_Aim of the task:_
Strip the pictures and reproduce the rest of the listing exactly.
╭─ Provided material
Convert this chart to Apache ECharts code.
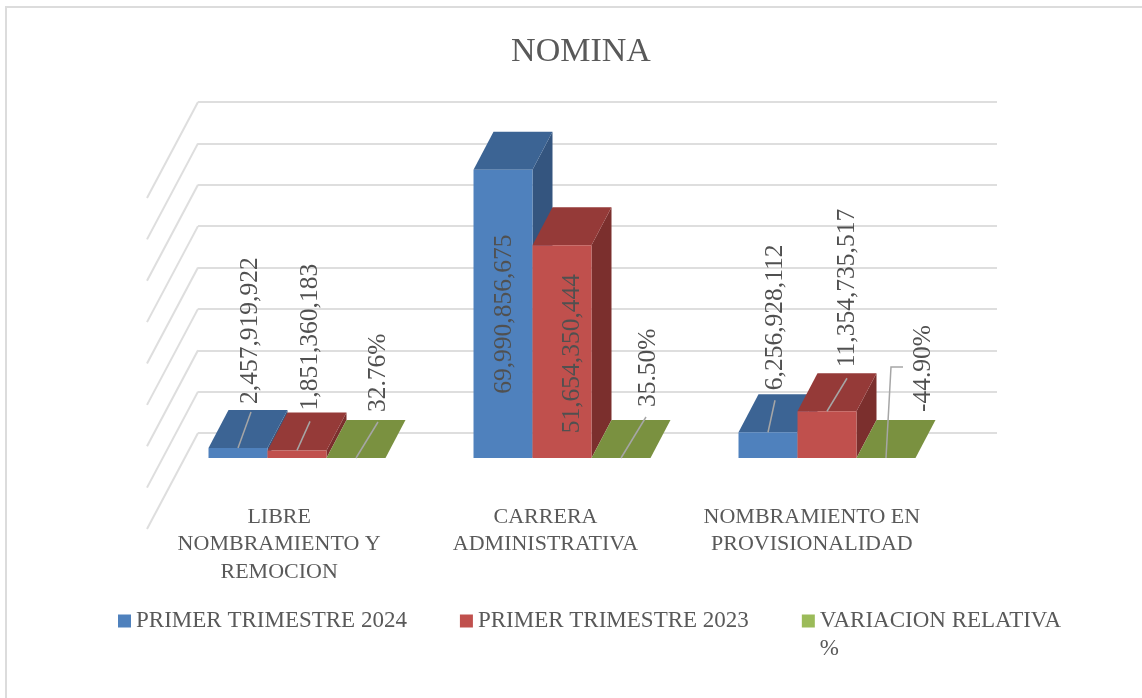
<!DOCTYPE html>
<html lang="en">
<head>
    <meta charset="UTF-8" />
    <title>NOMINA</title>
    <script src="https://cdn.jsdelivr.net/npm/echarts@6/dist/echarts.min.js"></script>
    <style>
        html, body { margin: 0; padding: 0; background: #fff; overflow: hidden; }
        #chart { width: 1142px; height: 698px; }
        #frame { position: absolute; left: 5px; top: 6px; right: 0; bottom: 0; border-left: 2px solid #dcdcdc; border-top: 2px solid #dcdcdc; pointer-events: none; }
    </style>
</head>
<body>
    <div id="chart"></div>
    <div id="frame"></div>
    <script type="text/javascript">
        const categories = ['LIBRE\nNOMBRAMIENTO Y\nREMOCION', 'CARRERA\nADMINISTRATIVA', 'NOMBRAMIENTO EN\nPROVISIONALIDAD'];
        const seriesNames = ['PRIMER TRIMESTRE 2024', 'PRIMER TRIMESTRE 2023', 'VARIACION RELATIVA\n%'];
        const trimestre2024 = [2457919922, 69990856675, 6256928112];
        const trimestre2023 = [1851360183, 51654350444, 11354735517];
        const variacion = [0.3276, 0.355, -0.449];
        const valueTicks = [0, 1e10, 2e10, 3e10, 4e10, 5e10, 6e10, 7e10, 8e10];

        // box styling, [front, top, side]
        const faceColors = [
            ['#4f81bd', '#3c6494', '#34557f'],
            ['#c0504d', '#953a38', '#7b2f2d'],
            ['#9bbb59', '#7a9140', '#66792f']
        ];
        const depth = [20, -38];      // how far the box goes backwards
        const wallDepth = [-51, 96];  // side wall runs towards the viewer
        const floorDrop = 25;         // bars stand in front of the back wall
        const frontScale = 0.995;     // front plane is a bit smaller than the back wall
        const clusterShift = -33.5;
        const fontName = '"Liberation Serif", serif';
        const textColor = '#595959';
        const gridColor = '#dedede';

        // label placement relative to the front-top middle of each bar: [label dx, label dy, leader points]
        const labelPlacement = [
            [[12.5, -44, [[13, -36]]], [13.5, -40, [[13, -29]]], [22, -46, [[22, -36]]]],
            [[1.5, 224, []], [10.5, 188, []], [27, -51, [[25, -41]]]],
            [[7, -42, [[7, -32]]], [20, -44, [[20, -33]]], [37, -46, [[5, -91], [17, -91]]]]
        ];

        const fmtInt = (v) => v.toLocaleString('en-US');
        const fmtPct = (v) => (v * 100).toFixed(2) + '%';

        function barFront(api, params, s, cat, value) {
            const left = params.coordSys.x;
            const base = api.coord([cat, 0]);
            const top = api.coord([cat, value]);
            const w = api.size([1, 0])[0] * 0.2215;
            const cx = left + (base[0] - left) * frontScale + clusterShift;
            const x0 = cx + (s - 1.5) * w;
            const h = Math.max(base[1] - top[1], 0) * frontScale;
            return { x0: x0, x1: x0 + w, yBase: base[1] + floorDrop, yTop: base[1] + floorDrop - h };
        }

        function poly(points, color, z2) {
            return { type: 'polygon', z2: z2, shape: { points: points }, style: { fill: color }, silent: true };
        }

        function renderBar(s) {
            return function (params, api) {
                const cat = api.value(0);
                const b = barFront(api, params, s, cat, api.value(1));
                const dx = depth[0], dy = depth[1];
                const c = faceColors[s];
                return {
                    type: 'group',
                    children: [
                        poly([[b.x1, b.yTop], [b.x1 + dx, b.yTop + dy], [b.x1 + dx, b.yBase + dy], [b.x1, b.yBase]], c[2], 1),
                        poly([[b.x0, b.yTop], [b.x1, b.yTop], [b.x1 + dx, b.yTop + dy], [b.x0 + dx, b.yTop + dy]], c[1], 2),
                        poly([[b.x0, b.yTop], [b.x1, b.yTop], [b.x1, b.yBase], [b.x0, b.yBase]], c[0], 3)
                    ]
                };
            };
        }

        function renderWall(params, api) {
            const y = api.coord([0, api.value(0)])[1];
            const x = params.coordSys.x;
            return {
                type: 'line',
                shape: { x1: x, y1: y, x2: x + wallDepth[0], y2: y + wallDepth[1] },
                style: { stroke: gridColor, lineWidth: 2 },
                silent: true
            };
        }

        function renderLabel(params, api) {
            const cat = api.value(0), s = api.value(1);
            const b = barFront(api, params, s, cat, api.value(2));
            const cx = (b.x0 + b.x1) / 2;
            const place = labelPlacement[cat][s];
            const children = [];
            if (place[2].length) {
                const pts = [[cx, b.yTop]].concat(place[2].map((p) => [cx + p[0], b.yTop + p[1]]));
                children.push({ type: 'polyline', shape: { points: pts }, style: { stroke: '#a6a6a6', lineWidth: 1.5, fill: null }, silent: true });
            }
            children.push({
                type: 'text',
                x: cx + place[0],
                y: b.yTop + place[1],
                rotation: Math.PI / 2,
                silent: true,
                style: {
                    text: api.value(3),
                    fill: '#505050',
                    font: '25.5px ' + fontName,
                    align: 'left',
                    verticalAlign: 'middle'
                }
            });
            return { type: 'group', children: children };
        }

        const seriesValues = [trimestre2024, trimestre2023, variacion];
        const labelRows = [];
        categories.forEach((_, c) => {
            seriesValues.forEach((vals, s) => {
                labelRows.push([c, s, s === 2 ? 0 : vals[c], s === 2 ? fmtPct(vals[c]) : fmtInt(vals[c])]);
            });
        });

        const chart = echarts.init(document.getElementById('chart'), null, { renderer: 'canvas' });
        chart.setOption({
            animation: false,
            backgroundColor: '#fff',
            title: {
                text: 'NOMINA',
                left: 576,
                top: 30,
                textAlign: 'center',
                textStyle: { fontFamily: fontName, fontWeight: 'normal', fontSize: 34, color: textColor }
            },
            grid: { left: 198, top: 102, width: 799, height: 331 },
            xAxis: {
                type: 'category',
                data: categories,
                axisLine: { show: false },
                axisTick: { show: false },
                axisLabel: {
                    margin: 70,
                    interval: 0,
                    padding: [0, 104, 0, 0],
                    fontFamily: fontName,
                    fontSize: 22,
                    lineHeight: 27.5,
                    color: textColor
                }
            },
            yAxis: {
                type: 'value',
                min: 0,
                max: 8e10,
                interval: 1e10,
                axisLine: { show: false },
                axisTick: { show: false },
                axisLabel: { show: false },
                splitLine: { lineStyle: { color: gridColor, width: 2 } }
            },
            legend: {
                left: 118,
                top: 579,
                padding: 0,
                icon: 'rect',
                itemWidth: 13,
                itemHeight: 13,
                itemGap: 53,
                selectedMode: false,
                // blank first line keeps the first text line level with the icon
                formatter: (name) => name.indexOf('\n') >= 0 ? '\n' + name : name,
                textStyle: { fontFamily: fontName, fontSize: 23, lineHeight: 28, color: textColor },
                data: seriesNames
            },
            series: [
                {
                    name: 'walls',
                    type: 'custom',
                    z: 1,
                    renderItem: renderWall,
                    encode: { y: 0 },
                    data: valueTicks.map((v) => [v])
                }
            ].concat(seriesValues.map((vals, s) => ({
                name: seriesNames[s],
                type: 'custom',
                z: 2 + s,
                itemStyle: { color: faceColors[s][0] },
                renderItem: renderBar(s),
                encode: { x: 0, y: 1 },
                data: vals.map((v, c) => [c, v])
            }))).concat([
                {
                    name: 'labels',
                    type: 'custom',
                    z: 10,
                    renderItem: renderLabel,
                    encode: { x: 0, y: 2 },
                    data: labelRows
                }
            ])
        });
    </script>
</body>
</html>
╰─
_Output for this task:_
Convert this chart to Apache ECharts code.
<!DOCTYPE html>
<html lang="en">
<head>
    <meta charset="UTF-8" />
    <title>NOMINA</title>
    <script src="https://cdn.jsdelivr.net/npm/echarts@6/dist/echarts.min.js"></script>
    <style>
        html, body { margin: 0; padding: 0; background: #fff; overflow: hidden; }
        #chart { width: 1142px; height: 698px; }
        #frame { position: absolute; left: 5px; top: 6px; right: 0; bottom: 0; border-left: 2px solid #dcdcdc; border-top: 2px solid #dcdcdc; pointer-events: none; }
    </style>
</head>
<body>
    <div id="chart"></div>
    <div id="frame"></div>
    <script type="text/javascript">
        const categories = ['LIBRE\nNOMBRAMIENTO Y\nREMOCION', 'CARRERA\nADMINISTRATIVA', 'NOMBRAMIENTO EN\nPROVISIONALIDAD'];
        const seriesNames = ['PRIMER TRIMESTRE 2024', 'PRIMER TRIMESTRE 2023', 'VARIACION RELATIVA\n%'];
        const trimestre2024 = [2457919922, 69990856675, 6256928112];
        const trimestre2023 = [1851360183, 51654350444, 11354735517];
        const variacion = [0.3276, 0.355, -0.449];
        const valueTicks = [0, 1e10, 2e10, 3e10, 4e10, 5e10, 6e10, 7e10, 8e10];

        // box styling, [front, top, side]
        const faceColors = [
            ['#4f81bd', '#3c6494', '#34557f'],
            ['#c0504d', '#953a38', '#7b2f2d'],
            ['#9bbb59', '#7a9140', '#66792f']
        ];
        const depth = [20, -38];      // how far the box goes backwards
        const wallDepth = [-51, 96];  // side wall runs towards the viewer
        const floorDrop = 25;         // bars stand in front of the back wall
        const frontScale = 0.995;     // front plane is a bit smaller than the back wall
        const clusterShift = -33.5;
        const fontName = '"Liberation Serif", serif';
        const textColor = '#595959';
        const gridColor = '#dedede';

        // label placement relative to the front-top middle of each bar: [label dx, label dy, leader points]
        const labelPlacement = [
            [[12.5, -44, [[13, -36]]], [13.5, -40, [[13, -29]]], [22, -46, [[22, -36]]]],
            [[1.5, 224, []], [10.5, 188, []], [27, -51, [[25, -41]]]],
            [[7, -42, [[7, -32]]], [20, -44, [[20, -33]]], [37, -46, [[5, -91], [17, -91]]]]
        ];

        const fmtInt = (v) => v.toLocaleString('en-US');
        const fmtPct = (v) => (v * 100).toFixed(2) + '%';

        function barFront(api, params, s, cat, value) {
            const left = params.coordSys.x;
            const base = api.coord([cat, 0]);
            const top = api.coord([cat, value]);
            const w = api.size([1, 0])[0] * 0.2215;
            const cx = left + (base[0] - left) * frontScale + clusterShift;
            const x0 = cx + (s - 1.5) * w;
            const h = Math.max(base[1] - top[1], 0) * frontScale;
            return { x0: x0, x1: x0 + w, yBase: base[1] + floorDrop, yTop: base[1] + floorDrop - h };
        }

        function poly(points, color, z2) {
            return { type: 'polygon', z2: z2, shape: { points: points }, style: { fill: color }, silent: true };
        }

        function renderBar(s) {
            return function (params, api) {
                const cat = api.value(0);
                const b = barFront(api, params, s, cat, api.value(1));
                const dx = depth[0], dy = depth[1];
                const c = faceColors[s];
                return {
                    type: 'group',
                    children: [
                        poly([[b.x1, b.yTop], [b.x1 + dx, b.yTop + dy], [b.x1 + dx, b.yBase + dy], [b.x1, b.yBase]], c[2], 1),
                        poly([[b.x0, b.yTop], [b.x1, b.yTop], [b.x1 + dx, b.yTop + dy], [b.x0 + dx, b.yTop + dy]], c[1], 2),
                        poly([[b.x0, b.yTop], [b.x1, b.yTop], [b.x1, b.yBase], [b.x0, b.yBase]], c[0], 3)
                    ]
                };
            };
        }

        function renderWall(params, api) {
            const y = api.coord([0, api.value(0)])[1];
            const x = params.coordSys.x;
            return {
                type: 'line',
                shape: { x1: x, y1: y, x2: x + wallDepth[0], y2: y + wallDepth[1] },
                style: { stroke: gridColor, lineWidth: 2 },
                silent: true
            };
        }

        function renderLabel(params, api) {
            const cat = api.value(0), s = api.value(1);
            const b = barFront(api, params, s, cat, api.value(2));
            const cx = (b.x0 + b.x1) / 2;
            const place = labelPlacement[cat][s];
            const children = [];
            if (place[2].length) {
                const pts = [[cx, b.yTop]].concat(place[2].map((p) => [cx + p[0], b.yTop + p[1]]));
                children.push({ type: 'polyline', shape: { points: pts }, style: { stroke: '#a6a6a6', lineWidth: 1.5, fill: null }, silent: true });
            }
            children.push({
                type: 'text',
                x: cx + place[0],
                y: b.yTop + place[1],
                rotation: Math.PI / 2,
                silent: true,
                style: {
                    text: api.value(3),
                    fill: '#505050',
                    font: '25.5px ' + fontName,
                    align: 'left',
                    verticalAlign: 'middle'
                }
            });
            return { type: 'group', children: children };
        }

        const seriesValues = [trimestre2024, trimestre2023, variacion];
        const labelRows = [];
        categories.forEach((_, c) => {
            seriesValues.forEach((vals, s) => {
                labelRows.push([c, s, s === 2 ? 0 : vals[c], s === 2 ? fmtPct(vals[c]) : fmtInt(vals[c])]);
            });
        });

        const chart = echarts.init(document.getElementById('chart'), null, { renderer: 'canvas' });
        chart.setOption({
            animation: false,
            backgroundColor: '#fff',
            title: {
                text: 'NOMINA',
                left: 576,
                top: 30,
                textAlign: 'center',
                textStyle: { fontFamily: fontName, fontWeight: 'normal', fontSize: 34, color: textColor }
            },
            grid: { left: 198, top: 102, width: 799, height: 331 },
            xAxis: {
                type: 'category',
                data: categories,
                axisLine: { show: false },
                axisTick: { show: false },
                axisLabel: {
                    margin: 70,
                    interval: 0,
                    padding: [0, 104, 0, 0],
                    fontFamily: fontName,
                    fontSize: 22,
                    lineHeight: 27.5,
                    color: textColor
                }
            },
            yAxis: {
                type: 'value',
                min: 0,
                max: 8e10,
                interval: 1e10,
                axisLine: { show: false },
                axisTick: { show: false },
                axisLabel: { show: false },
                splitLine: { lineStyle: { color: gridColor, width: 2 } }
            },
            legend: {
                left: 118,
                top: 579,
                padding: 0,
                icon: 'rect',
                itemWidth: 13,
                itemHeight: 13,
                itemGap: 53,
                selectedMode: false,
                // blank first line keeps the first text line level with the icon
                formatter: (name) => name.indexOf('\n') >= 0 ? '\n' + name : name,
                textStyle: { fontFamily: fontName, fontSize: 23, lineHeight: 28, color: textColor },
                data: seriesNames
            },
            series: [
                {
                    name: 'walls',
                    type: 'custom',
                    z: 1,
                    renderItem: renderWall,
                    encode: { y: 0 },
                    data: valueTicks.map((v) => [v])
                }
            ].concat(seriesValues.map((vals, s) => ({
                name: seriesNames[s],
                type: 'custom',
                z: 2 + s,
                itemStyle: { color: faceColors[s][0] },
                renderItem: renderBar(s),
                encode: { x: 0, y: 1 },
                data: vals.map((v, c) => [c, v])
            }))).concat([
                {
                    name: 'labels',
                    type: 'custom',
                    z: 10,
                    renderItem: renderLabel,
                    encode: { x: 0, y: 2 },
                    data: labelRows
                }
            ])
        });
    </script>
</body>
</html>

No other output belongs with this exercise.